The Greenpeace ship Rainbow Warrior makes its way up the River Clyde, carrying four young climate activists (Andrew Milligan/PA) (PA Wire)
The Greenpeace ship Rainbow Warrior makes its way up the River Clyde, carrying four young climate activists (Andrew Milligan/PA) (PA Wire)

“It’s ridiculous to think that climate talks could be held without the most affected people there and it’s positive that the police and port authorities have changed their minds,” they said.

“World leaders attending the talks could learn a lot from this co-operation. We have been ignored long enough, and now, with a safe passage to Glasgow, our voices must be heard at Cop26.”

Greenpeace said it had been warned by HMS Vigilant, as it approached the Firth of Clyde, that if the Rainbow Warrior continued its voyage it would be in breach of maritime laws and Police Scotland would “act appropriately”.

But the pressure group said that, following a meeting with Hettie Geenen, the ship’s captain, port authorities told her they would help facilitate the four youth climate activists’ arrival.

Activists on board the Rainbow Warrior as it makes its way towards Cop26 in Glasgow (Andrew Milligan/PA) (PA Wire)
Activists on board the Rainbow Warrior as it makes its way towards Cop26 in Glasgow (Andrew Milligan/PA) (PA Wire)

The four campaigners, from Namibia, Uganda, Mexico and Bangladesh, are just a handful of the thousands of protesters who are descending on the city as world leaders discuss how to fight a changing climate.

Police Scotland Assistant Chief Constable Gary Ritchie said: “Harbour authorities had been in regular communication with the Rainbow Warrior and had instructed that, due to the restrictions and some significant safety concerns, it could not sail to its intended destination.

“Despite this, the Captain of the Rainbow Warrior signalled her intent to continue.

“Accordingly, following consultation between police and harbour authorities, it was considered that the safest option for the crew of the Rainbow Warrior and wider public was to ensure the safe passage of the vessel to its destination.

“We are now engaging with Greenpeace and all relevant partners to ensure the safe passage of this vessel, it’s passengers and the wider public.”

Oxfam’s big heads, including Joe Biden and Boris Johnson, are demanding that the Cop26 summit produces more than just ‘hot air’ (Owen Humphreys/PA) (PA Wire)
Oxfam’s big heads, including Joe Biden and Boris Johnson, are demanding that the Cop26 summit produces more than just ‘hot air’ (Owen Humphreys/PA) (PA Wire)

Over the next two weeks of the conference, 120 dignitaries and heads of state are set to attend the UN event which has been billed as vital in stopping climate change and rising global temperatures.

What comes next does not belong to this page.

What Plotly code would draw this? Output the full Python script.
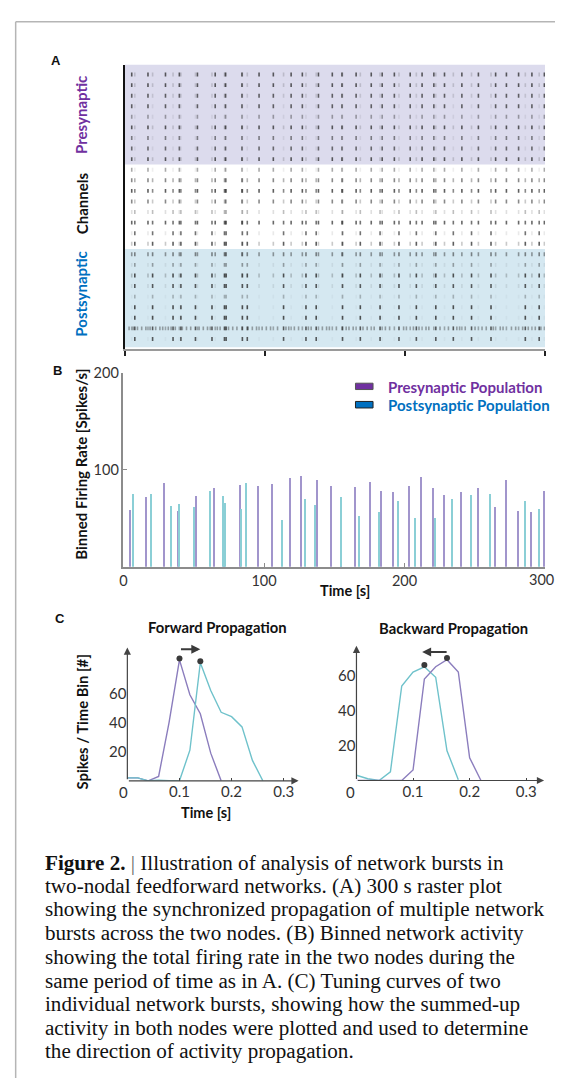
import plotly.graph_objects as go

# the page body keeps an 8px margin, so the figure is drawn 8px in from the page edge
PAGE_W, PAGE_H = 563, 1086
OFF = 8
W, H = PAGE_W - 2 * OFF, PAGE_H - 2 * OFF


def X(px):
    return (px - OFF) / W


def Y(py):
    return 1 - (py - OFF) / H


# ---------------- data ----------------
# burst peak times [s] and binned firing rate peaks [spikes/s] (panel B)
pre_burst_t = [4.9, 16.5, 29.0, 38.9, 51.8, 64.5, 71.8, 83.6, 95.8, 106.0, 118.7, 126.7,
               138.2, 148.1, 155.0, 165.1, 175.9, 183.7, 192.4, 203.7, 212.2, 220.6,
               228.2, 240.6, 252.4, 264.7, 272.4, 281.1, 290.6, 299.5]
pre_burst_h = [59, 72, 87, 58, 73, 81, 48, 85, 83, 86, 92, 94,
               90, 83, 71, 82, 88, 78, 77, 83, 93, 81,
               74, 77, 81, 62, 90, 58, 57, 78]
post_burst_t = [7.1, 19.8, 34.4, 40.0, 50.4, 62.2, 71.1, 72.3, 83.9, 87.4, 113.3, 129.3,
                136.6, 155.4, 168.1, 182.2, 195.7, 208.1, 222.0, 234.5, 247.5, 261.4,
                285.9, 295.8]
post_burst_h = [75, 75, 63, 65, 62, 78, 73, 66, 60, 87, 48, 70,
                64, 72, 53, 57, 68, 50, 50, 70, 74, 75,
                68, 60]
time_ticks = [0, 100, 200, 300]

# raster: per-channel participation strength in presynaptic / postsynaptic bursts
row_pre_alpha = [0.75, 0.75, 0.70, 0.70, 0.40, 0.75, 0.55, 0.65, 0.75,
                 0.40, 0.55, 0.75, 0.55, 0.15, 0.70, 0.10, 0.25,
                 0.45, 0.08, 0.25, 0.10, 0.04, 0.04, 0.04, 0.35, 0.04]
row_post_alpha = [0.18, 0.18, 0.15, 0.08, 0.08, 0.18, 0.08, 0.08, 0.18,
                  0.08, 0.35, 0.55, 0.25, 0.30, 0.65, 0.65, 0.75,
                  0.55, 0.40, 0.80, 0.75, 0.30, 0.80, 0.80, 0.75, 0.75]
noisy_row = 25
noisy_extra_t = [3, 6, 9, 12, 15, 18, 22, 25, 27, 31, 33, 36, 41, 44, 47, 53, 56, 59, 61,
                 66, 68, 74, 77, 80, 88, 91, 94, 98, 101, 104, 109, 115, 117, 121, 124,
                 131, 133, 141, 144, 146, 151, 158, 160, 163, 170, 173, 178, 186, 189,
                 199, 201, 206, 210, 215, 217, 225, 231, 237, 239, 243, 250, 255, 258,
                 263, 268, 270, 276, 279, 284, 288, 293, 297]

# panel C tuning curves
fwd_t = [0.00, 0.02, 0.04, 0.06, 0.08, 0.10, 0.12, 0.14, 0.16, 0.18, 0.20, 0.22, 0.24, 0.26]
fwd_pre = [2, 2, 0, 3, 40, 83, 59, 46, 19, 0]
fwd_post = [2, 2, 0, 0.5, 0, 0, 21, 81, 62, 47, 44, 37, 14, 0]
bwd_t = [0.00, 0.02, 0.04, 0.06, 0.08, 0.10, 0.12, 0.14, 0.16, 0.18, 0.20, 0.22]
bwd_pre = [0, 0, 0, 0, 0, 6, 58, 65, 69, 62, 13, 0]
bwd_post = [3, 1, 0, 5, 54, 62, 65, 59, 17, 0.5]

# ---------------- styles ----------------
PURPLE_TXT = "#7030a0"
BLUE_TXT = "#0070c0"
PRE_LINE = "#8b7dbd"
POST_LINE = "#6fc2cb"
PRE_BAR = "#a195cc"
POST_BAR = "#8bcfd6"
FONT = "Lato"

fig = go.Figure()

# ---- panel A raster ----
rx, ry, rc = [], [], []
for r in range(26):
    a = row_pre_alpha[r]
    for t in pre_burst_t:
        rx.append(t); ry.append(r + 1); rc.append(f"rgba(40,40,40,{a})")
    a = row_post_alpha[r]
    for t in post_burst_t:
        rx.append(t); ry.append(r + 1); rc.append(f"rgba(40,40,40,{a})")
for t in noisy_extra_t:
    rx.append(t); ry.append(noisy_row); rc.append("rgba(40,40,40,0.4)")

fig.add_trace(go.Scatter(
    x=rx, y=ry, mode="markers", xaxis="x", yaxis="y", hoverinfo="skip",
    marker=dict(symbol="line-ns", size=2.8, color=rc, line=dict(width=1.6, color=rc)),
    showlegend=False))

# ---- panel B bars ----
fig.add_trace(go.Bar(x=pre_burst_t, y=pre_burst_h, width=0.8, xaxis="x2", yaxis="y2",
                     marker=dict(color=PRE_BAR, line=dict(width=0)), showlegend=False))
fig.add_trace(go.Bar(x=post_burst_t, y=post_burst_h, width=0.8, xaxis="x2", yaxis="y2",
                     marker=dict(color=POST_BAR, line=dict(width=0)), showlegend=False))


# ---- panel C curves ----
def add_curve(t, v, color, xa, ya):
    fig.add_trace(go.Scatter(x=t[:len(v)], y=v, mode="lines", xaxis=xa, yaxis=ya,
                             line=dict(color=color, width=1.4), showlegend=False))


def add_peak(t, v, xa, ya):
    i = max(range(len(v)), key=lambda k: v[k])
    fig.add_trace(go.Scatter(x=[t[i]], y=[v[i] + 1], mode="markers", xaxis=xa, yaxis=ya,
                             marker=dict(color="#3a3a3a", size=6), showlegend=False))


add_curve(fwd_t, fwd_pre, PRE_LINE, "x3", "y3")
add_curve(fwd_t, fwd_post, POST_LINE, "x3", "y3")
add_peak(fwd_t, fwd_pre, "x3", "y3")
add_peak(fwd_t, fwd_post, "x3", "y3")
add_curve(bwd_t, bwd_post, POST_LINE, "x4", "y4")
add_curve(bwd_t, bwd_pre, PRE_LINE, "x4", "y4")
add_peak(bwd_t, bwd_post, "x4", "y4")
add_peak(bwd_t, bwd_pre, "x4", "y4")

noax = dict(showgrid=False, zeroline=False, fixedrange=True)

layout = dict(
    width=W, height=H, margin=dict(l=0, r=0, t=0, b=0),
    paper_bgcolor="white", plot_bgcolor="rgba(0,0,0,0)",
    font=dict(family=FONT, color="#222"), barmode="overlay", bargap=0,
    showlegend=False,
    # A
    xaxis=dict(domain=[X(121.7), X(545)], range=[0, 300], anchor="y",
               showline=True, linecolor="#9a9a9a", linewidth=2,
               ticks="outside", tickvals=time_ticks, ticklen=5, tickwidth=1.5,
               tickcolor="#222", showticklabels=False, **noax),
    yaxis=dict(domain=[Y(342.7), Y(56)], range=[26.94, 0.0625], anchor="x",
               showline=True, linecolor="#111", linewidth=1.5, showticklabels=False,
               ticks="", **noax),
    # B  (last label drawn right-aligned separately so it stays inside the page)
    xaxis2=dict(domain=[X(120.3), X(545)], range=[0, 300], anchor="y2",
                showline=True, linecolor="#8c8c8c", linewidth=1.5,
                ticks="inside", ticklen=4, tickcolor="#8c8c8c", tickwidth=1.2,
                tickvals=time_ticks, ticktext=[str(v) for v in time_ticks[:-1]] + [""],
                tickfont=dict(size=14.5, color="#333"), **noax),
    yaxis2=dict(domain=[Y(562.3), Y(366.7)], range=[0, 200], anchor="x2",
                showline=True, linecolor="#8c8c8c", linewidth=1.5,
                ticks="inside", ticklen=4, tickcolor="#8c8c8c", tickwidth=1.2,
                tickvals=[100, 200], tickfont=dict(size=14.5, color="#333"), **noax),
    # C left
    xaxis3=dict(domain=[X(124.2), X(124.2 + 0.33 * 525)], range=[0, 0.33], anchor="y3",
                showline=False, ticks="inside", ticklen=3, tickcolor="#444",
                tickvals=[0.1, 0.2, 0.3], ticktext=["0.1", "0.2", "0.3"],
                tickfont=dict(size=15, color="#333"), **noax),
    yaxis3=dict(domain=[Y(778.3), Y(778.3 - 93 * 1.47)], range=[0, 93], anchor="x3",
                showline=False, ticks="", tickvals=[20, 40, 60],
                tickfont=dict(size=15, color="#333"), **noax),
    # C right
    xaxis4=dict(domain=[X(355), X(355 + 0.335 * 570)], range=[0, 0.335], anchor="y4",
                showline=False, ticks="inside", ticklen=3, tickcolor="#444",
                tickvals=[0.1, 0.2, 0.3], ticktext=["0.1", "0.2", "0.3"],
                ticklabeloverflow="allow",
                tickfont=dict(size=15, color="#333"), **noax),
    yaxis4=dict(domain=[Y(778), Y(778 - 80 * 1.765)], range=[0, 80], anchor="x4",
                showline=False, ticks="", tickvals=[20, 40, 60],
                tickfont=dict(size=15, color="#333"), **noax),
)
fig.update_layout(**layout)

shapes = [
    # page frame
    dict(type="line", xref="paper", yref="paper", x0=X(11.7), x1=1, y0=Y(12.7), y1=Y(12.7),
         line=dict(color="#b5b5b5", width=1.5)),
    dict(type="line", xref="paper", yref="paper", x0=X(11.7), x1=X(11.7), y0=Y(12.7), y1=0,
         line=dict(color="#b5b5b5", width=1.5)),
    # raster backgrounds
    dict(type="rect", xref="x", yref="y", x0=0, x1=300, y0=0.0625, y1=9.5, layer="below",
         fillcolor="#dcdbed", line=dict(width=0)),
    dict(type="rect", xref="x", yref="y", x0=0, x1=300, y0=17.5, y1=26.78, layer="below",
         fillcolor="#d5e8f1", line=dict(width=0)),
    # legend swatches
    dict(type="rect", xref="paper", yref="paper", x0=X(354), x1=X(371.7), y0=Y(383.7), y1=Y(377.3),
         fillcolor="#7030a0", line=dict(color="#555", width=1)),
    dict(type="rect", xref="paper", yref="paper", x0=X(354), x1=X(371.7), y0=Y(402.3), y1=Y(395.7),
         fillcolor="#0070c0", line=dict(color="#222", width=1)),
]
fig.update_layout(shapes=shapes)

ann = []


def text(px, py, s, size=14, color="#111", bold=True, angle=0, xanchor="center", family=FONT):
    ann.append(dict(x=X(px), y=Y(py), xref="paper", yref="paper", showarrow=False,
                    text=f"<b>{s}</b>" if bold else s, textangle=angle, xanchor=xanchor,
                    yanchor="middle", font=dict(size=size, color=color, family=family)))


def arrow(xa, ya, x0, y0, x1, y1, width=1.2, size=1.2, color="#444"):
    ann.append(dict(x=x1, y=y1, ax=x0, ay=y0, xref=xa, yref=ya, axref=xa, ayref=ya,
                    showarrow=True, arrowhead=2, arrowsize=size, arrowwidth=width,
                    arrowcolor=color, text="", standoff=0, startstandoff=0))


# panel letters
text(52, 52, "A", size=13, family="Liberation Sans")
text(54, 365, "B", size=13, family="Liberation Sans")
text(56, 615, "C", size=13, family="Liberation Sans")

# panel A side labels
text(78, 106.3, "Presynaptic", size=15, color=PURPLE_TXT, angle=-90)
text(78, 195.3, "Channels", size=15, color="#111", angle=-90)
text(78, 287.5, "Postsynaptic", size=15, color=BLUE_TXT, angle=-90)

# panel B labels
text(78, 459, "Binned Firing Rate [Spikes/s]", size=15, angle=-90)
text(343, 586, "Time [s]", size=14.5)
text(385, 381, "Presynaptic Population", size=15, color=PURPLE_TXT, xanchor="left")
text(385, 399.7, "Postsynaptic Population", size=15, color=BLUE_TXT, xanchor="left")
# last time tick label of panel B, kept inside the page edge
ann.append(dict(x=time_ticks[-1], y=0, xref="x2", yref="y2", showarrow=False,
                text=str(time_ticks[-1]), xanchor="right", yanchor="top", xshift=11, yshift=-2,
                font=dict(size=14.5, color="#333", family=FONT)))

# panel C labels
text(215.5, 623, "Forward Propagation", size=14.8)
text(452.5, 624, "Backward Propagation", size=14.8)
text(79, 719, "Spikes / Time Bin [#]", size=14.8, angle=-90)
text(203, 810, "Time [s]", size=14.5)
text(120, 790, "0", size=15, color="#333", bold=False)
text(349, 790, "0", size=15, color="#333", bold=False)

# panel C axes with arrowheads
arrow("x3", "y3", 0, 0, 0, 91.4)
arrow("x3", "y3", 0, 0, 0.3286, 0)
arrow("x4", "y4", 0, 0, 0, 77)
arrow("x4", "y4", 0, 0, 0.3316, 0)
# propagation direction arrows
arrow("x3", "y3", 0.10, 90.2, 0.14, 90.2, width=2, size=0.9, color="#3a3a3a")
arrow("x4", "y4", 0.162, 73.5, 0.116, 73.5, width=2, size=0.9, color="#3a3a3a")

# caption
caption_lines = [
    "<b>Figure 2.</b> <span style='color:#666'>|</span> Illustration of analysis of network bursts in",
    "two-nodal feedforward networks. (A) 300 s raster plot",
    "showing the synchronized propagation of multiple network",
    "bursts across the two nodes. (B) Binned network activity",
    "showing the total firing rate in the two nodes during the",
    "same period of time as in A. (C) Tuning curves of two",
    "individual network bursts, showing how the summed-up",
    "activity in both nodes were plotted and used to determine",
    "the direction of activity propagation.",
]
cap_y = [861.7, 885, 909, 932.7, 956.7, 980.7, 1004, 1028.3, 1051.7]
for line, cy in zip(caption_lines, cap_y):
    ann.append(dict(x=X(39), y=Y(cy - 1), xref="paper", yref="paper", showarrow=False,
                    text=line, xanchor="left", yanchor="middle",
                    font=dict(size=21.1, color="#111", family="Liberation Serif")))

fig.update_layout(annotations=ann)

fig.write_html("out.html", config={"displayModeBar": False})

As world leaders made their way to the city on Monday, Oxfam’s “big heads”, featuring Joe Biden, Boris Johnson, Emmanuel Macron, Angela Merkel, Justin Trudeau, Mario Draghi, Narendra Modi, Vladimir Putin and Xi Jinping, made an appearance along with a traditional Scottish pipe band in Glasgow’s Royal Exchange Square, where they were “blowing hot air”.

Nafkote Dabi, Oxfam’s climate change policy lead, said rich nations are not cutting emissions fast enough to keep the most vulnerable countries safe.

“We must all halve global emissions in the next nine years but we are heading in the opposite direction. Leaders must not delay a moment longer – every fraction of a degree costs lives,” she warned.

“Developed nations must live up to their promise from 12 years ago to deliver 100 billion dollars (£73 billion) every year to help vulnerable nations adapt to climate change and reduce emissions.

“This support should be in the form of grants – not loans – and half of it should be for adaptation. It is also critical that they agree a way to finance loss and damage for the unavoidable impacts of climate change that are already destroying homes and lives.”

Greta Thunberg arrives at Glasgow Central railway station ahead of the Cop26 summit (Andrew Milligan/PA) (PA Wire)
Greta Thunberg arrives at Glasgow Central railway station ahead of the Cop26 summit (Andrew Milligan/PA) (PA Wire)

Greta Thunberg who inspired the climate strike movement across the globe, was surrounded by police officers and activists as she arrived at Glasgow Central railway station on Sunday night.

The 18-year-old is expected to take part in demonstrations during the summit, including a march through the city on Friday, organised by campaigning organisation Fridays for Future Scotland.

The demonstration will walk from Kelvingrove Park to George Square.

Ms Thunberg is also expected to speak at a rally taking place on Saturday, hosted by the Cop26 Coalition, which will march from Kelvingrove Park to Glasgow Green.

On Sunday, Extinction Rebellion marched through Edinburgh in solidarity with protests taking place across the world.